More than ever couples are choosing to keep their finances separate. There are many reasons people choose to do this and it is okay – IF communicating about finances is still a joint conversation.
So why do couples choose to keep money separate? Common reasons are:
- Second marriages or getting married later in life
- Dual income households
- Debt, often student debt
- Spender vs Saver mentality
- Or simply, disagreements about money
One of the biggest objections I hear during the planning process is that couples do not want to merge accounts. While planning together does NOT mean merging accounts, talking about marital finances is pivotal to maximizing income and minimizing expenses that both parties share.
A few of the benefits to planning together include:
- Maximizing employee benefits
- Savings can grow exponentially
- Minimizing debt and interest payments
- Social security coordination
- Pensions utilization
Depending on where the couple is in their professional careers greatly impacts the decisions that need to be considered. I break this down into three stages, so let’s review them.
Many people coming out of college have student loan debt as well as credit card debt but also desire to purchase a home. By communicating and planning together you can pay this debt off faster with less of your income going to interest payments. If there is an imbalance in debt amounts, conversations should be had around expectations from both spouses. One strategy is refinancing a home or doing a HELOC to wrap high interest debt into the home with a lower interest rate.

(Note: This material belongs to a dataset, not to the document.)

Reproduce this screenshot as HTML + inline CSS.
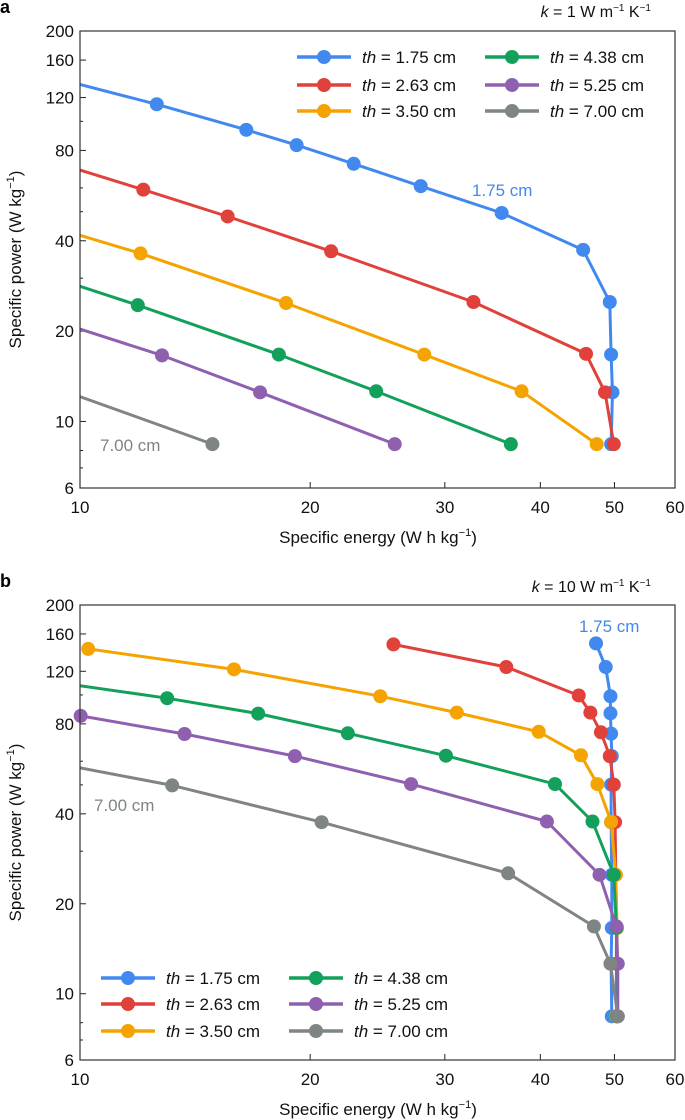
<!DOCTYPE html>
<html><head><meta charset="utf-8">
<style>
html,body{margin:0;padding:0;background:#fff;}
svg{display:block;font-family:"Liberation Sans",Arial,sans-serif;}
</style></head>
<body>
<svg id="chart" width="685" height="1120" viewBox="0 0 685 1120"></svg>
<script>
// ---- data ----
const seriesNames = ["th = 1.75 cm","th = 2.63 cm","th = 3.50 cm","th = 4.38 cm","th = 5.25 cm","th = 7.00 cm"];
const seriesColors = ["#4189ef","#e0413a","#f5a300","#13a05a","#9060b0","#7f8584"];
const yTicks = [200,160,120,80,40,20,10,6];
const yMinor = [100,60,50,30,8,7];
const xTicks = [10,20,30,40,50,60];

// panel a, k = 1
const aEnergy = [
 [10,12.6,16.5,19.2,22.8,27.9,35.6,45.5,49.3,49.5,49.7,49.5],
 [10,12.1,15.6,21.3,32.7,45.9,48.6,49.9],
 [10,12.0,18.6,28.2,37.8,47.4],
 [10,11.9,18.2,24.4,36.6],
 [10,12.8,17.2,25.8],
 [10,14.9]
];
const aPower = [
 [132.7,114,93.7,83.3,72.2,60.8,49.5,37.3,25,16.7,12.5,8.4],
 [68.8,59.2,48.2,36.9,25,16.8,12.5,8.4],
 [41.7,36.3,24.8,16.7,12.6,8.4],
 [28.2,24.4,16.7,12.6,8.4],
 [20.3,16.6,12.5,8.4],
 [12.1,8.4]
];
// panel b, k = 10
const bEnergy = [
 [47.3,48.7,49.4,49.4,49.5,49.6,49.5,49.5,49.6,49.6,49.5,49.6],
 [25.7,36.1,44.9,46.5,48.0,49.3,49.9,50.1,50.2,50.3,50.3,50.3],
 [10.25,15.9,24.7,31.1,39.8,45.2,47.5,49.5,50.2,50.4,50.4,50.3],
 [10,13.0,17.1,22.4,30.1,41.8,46.8,49.9,50.3,50.4,50.4],
 [10.02,13.7,19.1,27.1,40.8,47.8,50.3,50.5,50.5],
 [10,13.2,20.7,36.3,47.0,49.4,50.5]
];
const bPower = [
 [148.8,124,99,86.8,74.2,62.4,50.1,37.5,25,16.6,12.6,8.4],
 [147.6,124,99.6,87.3,75,62.4,50.1,37.5,25,16.7,12.6,8.4],
 [142.6,121.8,99,87.3,75.3,62.8,50.3,37.6,25,16.6,12.6,8.4],
 [107.4,97.5,86.6,74.4,62.6,50.3,37.7,25,16.6,12.6,8.4],
 [85.1,74,62.4,50.3,37.7,25,16.8,12.6,8.4],
 [57,49.8,37.5,25.3,16.8,12.6,8.4]
];

const NS="http://www.w3.org/2000/svg";
const svg=document.getElementById('chart');
function mk(tag,attrs,parent){const e=document.createElementNS(NS,tag);for(const k in attrs)e.setAttribute(k,attrs[k]);(parent||svg).appendChild(e);return e;}

function panel(cfg){
  const L=80,R=675,T=cfg.top,B=cfg.bottom;
  const xs=v=>L+(R-L)*Math.log10(v/10)/Math.log10(6);
  const ys=v=>B-(B-T)*Math.log10(v/6)/Math.log10(200/6);
  const g=mk('g',{});
  
  
  const cid='clip'+cfg.name;
  const cp=mk('clipPath',{id:cid},g);mk('rect',{x:L,y:T,width:R-L,height:B-T},cp);
  // ticks
  yTicks.forEach(v=>{
    const t=mk('line',{x1:L,x2:L+6,y1:ys(v),y2:ys(v),stroke:'#222','stroke-width':1},g);
    
    const tx=mk('text',{x:L-6,y:ys(v)+6,'text-anchor':'end','font-size':17,fill:'#111'},g);
    tx.textContent=v;
    
  });
  yMinor.forEach(v=>{
    const t=mk('line',{x1:L,x2:L+3,y1:ys(v),y2:ys(v),stroke:'#222','stroke-width':1},g);
    
  });
  xTicks.forEach(v=>{
    const t=mk('line',{x1:xs(v),x2:xs(v),y1:B,y2:B-6,stroke:'#222','stroke-width':1},g);
    
    const tx=mk('text',{x:xs(v),y:B+25,'text-anchor':'middle','font-size':17,fill:'#111'},g);
    tx.textContent=v;
    
  });
  // series
  const sg=mk('g',{'clip-path':'url(#'+cid+')'},g);
  cfg.E.forEach((ex,i)=>{
    const py=cfg.P[i];
    const pts=ex.map((x,j)=>xs(x).toFixed(1)+','+ys(py[j]).toFixed(1)).join(' ');
    const pl=mk('polyline',{points:pts,fill:'none',stroke:seriesColors[i],'stroke-width':3,'stroke-linejoin':'round'},sg);
    
  });
  cfg.E.forEach((ex,i)=>{
    const py=cfg.P[i];
    ex.forEach((x,j)=>{
      if(x<=10.001)return;
      const c=mk('circle',{cx:xs(x),cy:ys(py[j]),r:7,fill:seriesColors[i]},g);
      
    });
  });
  // axes
  const ax=mk('rect',{x:L,y:T,width:R-L,height:B-T,fill:'none',stroke:'#333','stroke-width':1.2},g);
  
  // legend
  cfg.legend.forEach((p,i)=>{
    const lg=mk('g',{},g);
    
    mk('line',{x1:p[0],x2:p[0]+54,y1:p[1],y2:p[1],stroke:seriesColors[i],'stroke-width':3.5},lg);
    mk('circle',{cx:p[0]+27,cy:p[1],r:7,fill:seriesColors[i]},lg);
    const t=mk('text',{x:p[0]+65,y:p[1]+6,'font-size':17,fill:'#111'},lg);
    t.innerHTML='<tspan font-style="italic">th</tspan> = '+seriesNames[i].split('= ')[1];
  });
  // labels
  const l1=mk('text',{x:cfg.blueLbl[0],y:cfg.blueLbl[1],'font-size':17,fill:seriesColors[0]},g);
  l1.textContent='1.75 cm';
  const l2=mk('text',{x:cfg.grayLbl[0],y:cfg.grayLbl[1],'font-size':17,fill:seriesColors[5]},g);
  l2.textContent='7.00 cm';
  const kt=mk('text',{x:651,y:cfg.kY,'text-anchor':'end','font-size':16,fill:'#111'},g);
  kt.innerHTML='<tspan font-style="italic">k</tspan> = '+cfg.k+' W m<tspan font-size="10" dy="-6">−1</tspan><tspan dy="6"> K</tspan><tspan font-size="10" dy="-6">−1</tspan>';
  
  const pl=mk('text',{x:0,y:cfg.top-18,'font-size':18,'font-weight':'bold',fill:'#000'},g);
  pl.textContent=cfg.letter;
  const xt=mk('text',{x:378,y:B+55,'text-anchor':'middle','font-size':17,fill:'#111'},g);
  xt.innerHTML='Specific energy (W h kg<tspan font-size="11" dy="-7">−1</tspan><tspan dy="7">)</tspan>';
  
  const yc=(T+B)/2;
  const yt=mk('text',{x:0,y:0,'text-anchor':'middle','font-size':17,fill:'#111',transform:'translate(21,'+yc+') rotate(-90)'},g);
  yt.innerHTML='Specific power (W kg<tspan font-size="11" dy="-7">−1</tspan><tspan dy="7">)</tspan>';
  
}

panel({name:'panel-a',letter:'a',k:'1',top:31,bottom:488,kY:17,E:aEnergy,P:aPower,
  legend:[[297,57],[297,85],[297,111],[485,57],[485,85],[485,111]],
  blueLbl:[472,196],grayLbl:[100,451]});
panel({name:'panel-b',letter:'b',k:'10',top:605,bottom:1060,kY:592,E:bEnergy,P:bPower,
  legend:[[101,978],[101,1004],[101,1031],[289,978],[289,1004],[289,1031]],
  blueLbl:[579,632],grayLbl:[94,811]});
</script>
</body></html>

A lesson learned…One of the biggest mistakes I have encountered was a couple in their 30’s who were getting ready to build a home who did not merge – nor talk about – their assets. They were married for 10 years and already had a home together. When the down payment was needed, they decided to split the amount and contribute equally. One spouse pulled it from savings, while the other pulled their half from retirement accounts, causing a ripple effect of taxes and penalties! The irony in this? The first spouse had plenty of cash to cover the whole amount. These significant financial implications could have been avoided. This was not a case of intentional hiding money, rather a lack of communication.
Strategies used for couples in their 40s to 60s are all about maximizing savings through employer or business owner plans. This can range from comparing health insurance options to jointly contributing to a Health Savings Account (HSA) if it’s a plan option.
Better coverage secured + SAVINGS… I recently had a couple investigate this option. one spouse is self-employed and had a Healthshare account that did not cover pre-existing conditions. The other spouse had a part-time job WITH health benefits. The company offered an HSA plan with up to a $1300 annual match for employee + spouse coverage. They will save them nearly $600/month out of pocket AND bank $2600 into their HSA tax-free for future use.
Can you match that… Another one of my favorite strategies for this life stage is to see what options are available for company match with a Roth 401(k). It is very powerful when a couple can fill up both the pre- and post-tax buckets for retirement savings. Coordinating retirement plans with the use of Pre-Tax 401(k), Roth 401(K) and with business owner SEP plans can result in enhanced savings and tax reductions.
LATE CAREER / RETIREMENT
When to start social security and how to take a pension are ONCE-in-a-lifetime decisions. This can MAKE or BREAK a retirement – literally. By discussing their picture of ideal retirement, spouses can appropriately plan the timing and maximize these benefits.
Social security… For instance, I often recommend the spouse with the lower social security payment start as soon as it makes sense, while having the higher-earning spouse delay taking their payment as long as possible. This allows them to leverage time and capture the greatest potential social security check payment. This will allow the couple to enjoy the one income while the other income payment continues to grow.
Company or Military Pensions… Pensions come with many options, too. Some plans may offer higher pension payments if no beneficiary is declared. On the surface this might seem like a smart money move. Unfortunately, what was not factored in was an unexpected death, which now means no pension payment to the surviving spouse at all.
Beyond the couple’s career stages, thoughtful consideration also needs to be given to the overall health of both spouses, family longevity, other income sources and life insurance. ALL of this requires OPEN communication.
Here are a few Ideas for healthy communication for couples who have separate finances:
- Have a plan together including goals, assets, liabilities income and expenses
- Revisit the plan a few times a year
- If needed, seek help from an outside party to open the lines of communication
Ready to merge? Try these baby step to begin blending finances:
- Joint account for household expenses where each spouse contributes to it
- Joint savings account to fund travel or a big purchase
- Place TOD designations on separate accounts. TOD means Transfer On Death; and no, a bank account in your spouse name does not automatically transfer to the spouse
Remember planning together does NOT have to mean merging accounts. It is okay for couples to keep money separate, IF there is open and continuous dialogue about money.
Don’t let “death do us part” devastate your loved one’s financial future. Love them enough to plan for it.